Gillette residents teach and learn to embody the square dance language
Dandy Dan Hopper calls a square dance Tuesday, March 19, during a weekly lesson hosted by Levis and Lace Social Square Dance Club at the Rockpile Community Center in Gillette. Hopper’s been calling dances with the local club since the late 1980s.
GILLETTE — A complicated language greets anyone visiting a square dance class for the first time.
Slip the clutch. Spin the top. Do Paso. Allemande left.
The words ring out as music bops behind it, choreographing a pattern dancers seem to magically follow.
What do they mean?
Slip the clutch — someone having car trouble? Spin the top — play time with kids?
Dan Hopper’s role as a square dance caller explains the language and phrases to newcomers, opening the door of the square dance community to those taking lessons for the first time.
“I’ll teach them the calls and then I’ll throw music on and we’ll do what’s called a patter, music with just calls,” he said. “Then you move onto a singing call, which has lyrics and calls. You do two of them and that’s called a tip.”
Hopper began in his role with the Levis and Lace Social Square Dance Club in Gillette in the late 1980s, shortly after learning square dance itself in 1985. In the beginning, he said the club’s dances brought out about 50 couples. Those numbers dropped throughout the decades and especially during the beginning of the COVID-19 pandemic.
Social distancing separated dancers and many venues where clubs met also temporarily closed down.
Locally, the dance club still gives lessons to those who’d like to learn but the amount of interest has dipped. Shirley Study, a longtime club member, said this year was better, with about 10 signing up for lessons in November and 12 who recently joined lessons beginning in February.
Learning the lingo
On Tuesday evening, the new students came into the Rockpile Community Center with a better understanding of the square dance lingo.
Specific phrases or words inferred turns, a trade of partners or quick releases in the square made up of eight dancers. As Hopper made the calls, many followed quickly into formations, moving smoothly to end up where they needed to go.

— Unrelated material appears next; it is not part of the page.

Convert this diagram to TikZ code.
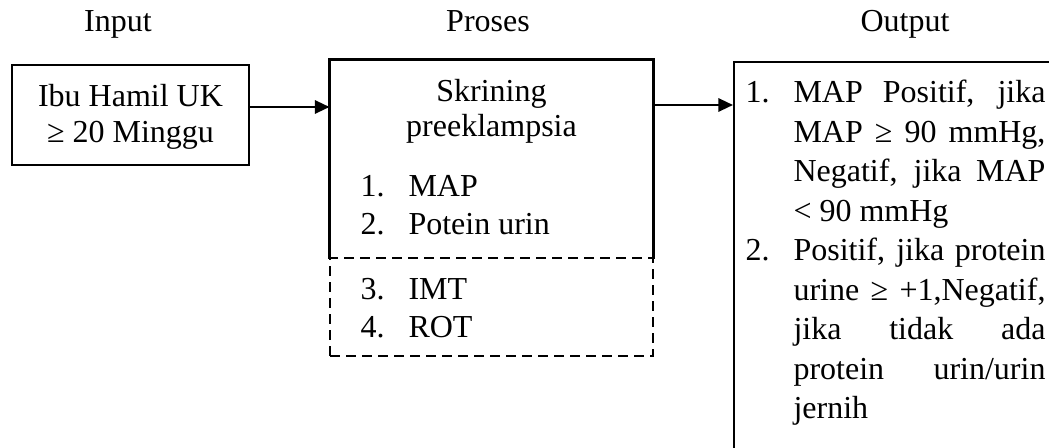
\documentclass[tikz,border=0pt]{standalone}
\usepackage{fontspec}
\setmainfont{Liberation Serif}
\usetikzlibrary{arrows.meta}
\tikzset{
	boxline/.style={draw, line width=0.8pt, inner sep=0pt}
}
\tikzset{
	dashline/.style={draw, line width=0.8pt, dash pattern=on 3.6pt off 2.4pt, inner sep=0pt}
}
\tikzset{
	flow/.style={line width=0.8pt, -{Triangle[length=5.5pt,width=5pt]}}
}
\tikzset{
	txt/.style={inner sep=0pt, font=\fontsize{12}{14}\selectfont}
}
\newcommand{\nmb}[1]{\makebox[18pt][l]{#1}}
\newcommand{\jline}[1]{\makebox[94.5pt][s]{#1}}
\newcommand{\lsp}[1]{\fontsize{12}{#1}\selectfont}

\begin{document}
\begin{tikzpicture}[x=0.375pt, y=-0.375pt]
      \useasboundingbox (0,0) rectangle (1049,448);
      \node[txt, anchor=base] (hin) at (118,32) {Input};
      \node[txt, anchor=base] (hpro) at (488,32) {Proses};
      \node[txt, anchor=base] (hout) at (905,32) {Output};

      \node[boxline, minimum width=88.9pt, minimum height=37.5pt] (input) at (130.5,115) {};
      \node[txt, anchor=base] (intext) at (130.5,107) {\parbox[t]{85pt}{\centering\lsp{13.5pt}Ibu Hamil UK\\≥ 20 Minggu}};

      \node[minimum width=121.1pt, minimum height=74.25pt, inner sep=0pt] (proses) at (491.5,159) {};
      \draw[line width=0.8pt] (proses.south west) -- (proses.north west) -- (proses.north east) -- (proses.south east);
      \node[dashline, minimum width=121.1pt, minimum height=36.75pt] (extra) at (491.5,307) {};
      \node[txt, anchor=base] (ptitle) at (491.5,102) {\parbox[t]{120pt}{\centering\lsp{13.1pt}Skrining\\preeklampsia}};
      \node[txt, anchor=base west] (plist) at (360,197) {\parbox[t]{100pt}{\lsp{13.9pt}\nmb{1.}MAP\\\nmb{2.}Potein urin}};
      \node[txt, anchor=base west] (elist) at (360,300) {\parbox[t]{100pt}{\lsp{13.9pt}\nmb{3.}IMT\\\nmb{4.}ROT}};

      \node[boxline, anchor=north west, minimum width=150pt, minimum height=170pt] (output) at (733,61) {};
      \node[txt, anchor=base west] (otext) at (745,103) {\parbox[t]{113pt}{\lsp{14.8pt}%
        \nmb{1.}\jline{MAP Positif, jika}\\
        \hspace*{18pt}\jline{MAP ≥ 90 mmHg,}\\
        \hspace*{18pt}\jline{Negatif, jika MAP}\\
        \hspace*{18pt}< 90 mmHg\\
        \nmb{2.}\jline{Positif, jika protein}\\
        \hspace*{18pt}\jline{urine ≥ +1,Negatif,}\\
        \hspace*{18pt}\jline{jika tidak ada}\\
        \hspace*{18pt}\jline{protein urin/urin}\\
        \hspace*{18pt}jernih}};

      \draw[flow] (input.east |- 0,107) -- (proses.west |- 0,107);
      \draw[flow] (proses.east |- 0,105) -- (output.west |- 0,105);
    \end{tikzpicture}
\end{document}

If they missed a step, Hopper was quick to fix the issue, speaking lightly into the microphone while music continued.
Hopper said he’s stuck with calling for the last three decades because he enjoys it.
“I used to rodeo as a bull rider and this is what the old cowboys do when they quit rodeoing,” he said with a chuckle. “They become square dance callers.”
“Give him a mic and he’s dangerous,” Jeff Kuray quipped.
Hopper steers dancers through calls each week that represent different movements. All together, there’s 68 calls or movements he can use in mainstream square dancing that dancers should know how to follow.
The number drops to about 50 calls if students learn only the social square dance movements. Once they learn the language, dancers simply have to keep up.
Hopper’s task is more multifaceted.
“He hides his light under a bushel,” Kuray said. “Being a caller is a multi-tasking position. He has to watch the square, he has to sing a song and then he has to filter the calls in among the lyrics.”
Most dances begin with a patter, where a caller will speak or chant the words in a pitch to give dancers a taste of what to expect. After the patter, Hopper transitions into music with lyrics, chanting the calls into tunes like “Fisherman’s Luck.”
Study said that once dancers know the calls the feet follow.
“It’s really not too difficult,” she said. “You know where to go.”
Willus Elsasser said dancers always keep their ears out for the calls because callers can chant them in whatever order they’d like, always changing sequences and keeping dancers on their toes.
The 84-year-old said keeping everyone in tandem — the eight dancers needed to make a square — is one of the most difficult parts of the dance.
“You just kind of listen to him and then watch where to go with your arms,” he said. “It can just be so fun for this old man.”
He and Study said the square dance community remains one of the main factors that keeps them involved. Dancers will come to the center to watch the lessons and dance. They mingle with longtime friends. It’s a social time for younger dancers and seasoned vets.
Those in the audience are also ready to jump into action if a single dancer needs a partner, something Heidi DeStefano said she appreciated about the group. DeStefano said she and her husband would see the group’s A-frame signs around town advertising the club throughout the years but finally decided to act on taking lessons last year.
She spoke to the mental effort it takes to follow a caller’s sequence.
“A lot of it’s muscle memory because the calls are the same,” she said. “But you do have to concentrate, it’s good for the brain by the time you’re done.
“It’s a workout for your brain for sure because you have to keep up with it and you can’t really talk because you just have to move.”
As DeStefano described the movement, dancers in two squares at the front of the room showcased the new skills they learned that evening. Feet moved swiftly and carefully around others, while arms led or followed the called out motions.
The once foreign language was becoming familiar.
This story was published on March 23, 2024.